Tuesday, April 06, 2010

IN MEMORY OF DOROTHY COLE RUDDICK

RUDDICK--Dorothy Cole, an artist, died Tuesday, March 23 in New York City at the age of 84. She was married to Bruce Ruddick, a psychiatrist and poet who died in 1992. She lived in New York City and spent summers with her family in Amagansett, New York. Mrs. Ruddick attended Radcliffe College and Black Mountain College in North Carolina, where she studied with Josef Albers. Upon graduation, she moved to New York where in the early 1950s she drew for Flair, the Fleur Cowles magazine, and Mademoiselle. She also designed textiles for the design firm Knoll, where her colleagues included Isamu Noguchi, Harry Bertoia, George Nakashima, and Eero Saarinen.

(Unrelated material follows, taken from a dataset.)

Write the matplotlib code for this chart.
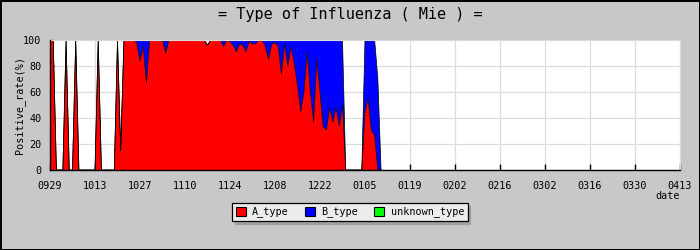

Her work is in the collections of a number of museums including the Metropolitan Museum of Art, the Art Institute of Chicago, and the Museum of Modern Art, New York. She had one-person exhibitions at numerous New York galleries including the Fishbach Gallery and the Richard York Gallery. Her last project, designed with her daughter Margie Ruddick and WRT for the Durst Organization, is a living sculpture in the Urban Garden Room at Bank of America Tower's 60-foot high street-level atrium space at One Bryant Park, New York. Mrs. Ruddick is survived by her daughters Abby Cole Ruddick of Jakarta and Bali, Indonesia; Lisa Ruddick of Chicago; and Margie Ruddick of Philadelphia; and by three grandchildren. A memorial service will be held on April 13th at 6pm at the Fifteenth Street Friends Meetinghouse, 15 Rutherford Place, New York City.